# [Problem to solve]
Extract exactly the run of lines starting at the line that holds "Rebuild this chart" and ending at the line that holds "const labelOffsets = [[0.14, -0.35], [-1.157, 0.93]]", both included.

# [Data provided]
____________

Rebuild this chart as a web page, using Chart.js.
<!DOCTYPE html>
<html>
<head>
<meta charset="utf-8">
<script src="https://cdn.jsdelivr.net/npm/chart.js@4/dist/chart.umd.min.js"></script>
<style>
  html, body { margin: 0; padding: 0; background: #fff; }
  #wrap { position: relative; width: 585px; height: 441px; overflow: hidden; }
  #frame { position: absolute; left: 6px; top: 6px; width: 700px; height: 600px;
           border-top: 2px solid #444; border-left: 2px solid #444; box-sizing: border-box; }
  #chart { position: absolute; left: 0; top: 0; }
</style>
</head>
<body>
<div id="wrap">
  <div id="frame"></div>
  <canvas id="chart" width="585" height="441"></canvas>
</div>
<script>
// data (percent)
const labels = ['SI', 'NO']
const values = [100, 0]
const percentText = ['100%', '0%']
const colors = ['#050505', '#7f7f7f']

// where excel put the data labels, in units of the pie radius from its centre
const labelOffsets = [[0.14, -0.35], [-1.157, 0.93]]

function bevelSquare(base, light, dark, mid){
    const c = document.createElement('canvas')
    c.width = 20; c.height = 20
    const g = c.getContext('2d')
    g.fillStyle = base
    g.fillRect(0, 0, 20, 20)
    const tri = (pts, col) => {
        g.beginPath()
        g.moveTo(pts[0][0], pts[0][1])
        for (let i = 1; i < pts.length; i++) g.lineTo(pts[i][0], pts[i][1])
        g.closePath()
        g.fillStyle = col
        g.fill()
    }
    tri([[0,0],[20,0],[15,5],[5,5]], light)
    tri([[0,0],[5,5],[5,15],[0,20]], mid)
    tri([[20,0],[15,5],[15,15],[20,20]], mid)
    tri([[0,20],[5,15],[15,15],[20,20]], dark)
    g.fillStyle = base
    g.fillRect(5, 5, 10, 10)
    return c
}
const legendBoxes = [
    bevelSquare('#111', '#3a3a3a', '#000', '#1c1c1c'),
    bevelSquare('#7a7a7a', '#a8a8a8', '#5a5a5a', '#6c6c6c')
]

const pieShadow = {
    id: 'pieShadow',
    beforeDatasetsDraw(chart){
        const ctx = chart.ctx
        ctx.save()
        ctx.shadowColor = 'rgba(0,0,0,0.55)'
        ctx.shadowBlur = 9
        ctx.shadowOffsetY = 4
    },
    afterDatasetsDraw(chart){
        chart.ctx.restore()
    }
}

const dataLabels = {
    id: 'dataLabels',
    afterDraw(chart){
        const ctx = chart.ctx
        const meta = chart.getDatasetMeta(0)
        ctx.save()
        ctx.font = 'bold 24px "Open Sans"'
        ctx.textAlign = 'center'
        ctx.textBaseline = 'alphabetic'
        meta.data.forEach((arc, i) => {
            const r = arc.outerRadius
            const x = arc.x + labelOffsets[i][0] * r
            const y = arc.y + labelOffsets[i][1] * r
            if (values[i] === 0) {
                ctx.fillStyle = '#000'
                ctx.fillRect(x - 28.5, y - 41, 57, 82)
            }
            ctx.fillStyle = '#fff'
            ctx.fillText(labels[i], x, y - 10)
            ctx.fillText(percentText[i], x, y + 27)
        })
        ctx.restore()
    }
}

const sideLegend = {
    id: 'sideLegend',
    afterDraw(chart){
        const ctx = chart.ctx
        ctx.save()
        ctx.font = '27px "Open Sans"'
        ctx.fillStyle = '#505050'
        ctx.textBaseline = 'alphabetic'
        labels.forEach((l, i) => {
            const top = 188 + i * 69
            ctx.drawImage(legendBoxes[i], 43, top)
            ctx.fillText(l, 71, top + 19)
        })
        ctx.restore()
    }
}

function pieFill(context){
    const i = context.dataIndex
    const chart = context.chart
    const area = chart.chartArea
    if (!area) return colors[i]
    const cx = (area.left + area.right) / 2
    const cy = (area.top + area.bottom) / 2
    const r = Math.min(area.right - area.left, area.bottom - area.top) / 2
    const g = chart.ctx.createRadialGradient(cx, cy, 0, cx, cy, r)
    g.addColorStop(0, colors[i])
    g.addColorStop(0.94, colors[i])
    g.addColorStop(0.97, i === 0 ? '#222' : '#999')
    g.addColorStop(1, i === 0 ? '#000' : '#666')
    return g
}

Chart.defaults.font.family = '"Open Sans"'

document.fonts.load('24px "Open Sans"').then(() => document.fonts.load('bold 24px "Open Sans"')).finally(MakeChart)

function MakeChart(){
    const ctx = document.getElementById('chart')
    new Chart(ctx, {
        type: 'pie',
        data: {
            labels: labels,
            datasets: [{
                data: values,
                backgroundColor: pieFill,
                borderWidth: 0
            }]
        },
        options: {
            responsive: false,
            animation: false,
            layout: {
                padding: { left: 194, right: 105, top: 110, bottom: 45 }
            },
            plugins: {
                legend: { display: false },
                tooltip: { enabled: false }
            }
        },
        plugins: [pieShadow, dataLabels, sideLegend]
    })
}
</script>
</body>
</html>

____________

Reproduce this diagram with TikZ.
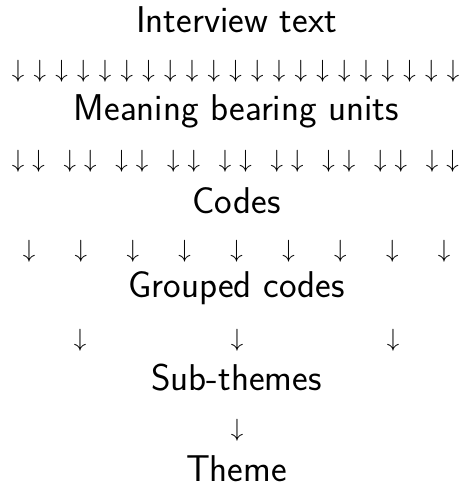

____________

# [Task solution]
Rebuild this chart as a web page, using Chart.js.
<!DOCTYPE html>
<html>
<head>
<meta charset="utf-8">
<script src="https://cdn.jsdelivr.net/npm/chart.js@4/dist/chart.umd.min.js"></script>
<style>
  html, body { margin: 0; padding: 0; background: #fff; }
  #wrap { position: relative; width: 585px; height: 441px; overflow: hidden; }
  #frame { position: absolute; left: 6px; top: 6px; width: 700px; height: 600px;
           border-top: 2px solid #444; border-left: 2px solid #444; box-sizing: border-box; }
  #chart { position: absolute; left: 0; top: 0; }
</style>
</head>
<body>
<div id="wrap">
  <div id="frame"></div>
  <canvas id="chart" width="585" height="441"></canvas>
</div>
<script>
// data (percent)
const labels = ['SI', 'NO']
const values = [100, 0]
const percentText = ['100%', '0%']
const colors = ['#050505', '#7f7f7f']

// where excel put the data labels, in units of the pie radius from its centre
const labelOffsets = [[0.14, -0.35], [-1.157, 0.93]]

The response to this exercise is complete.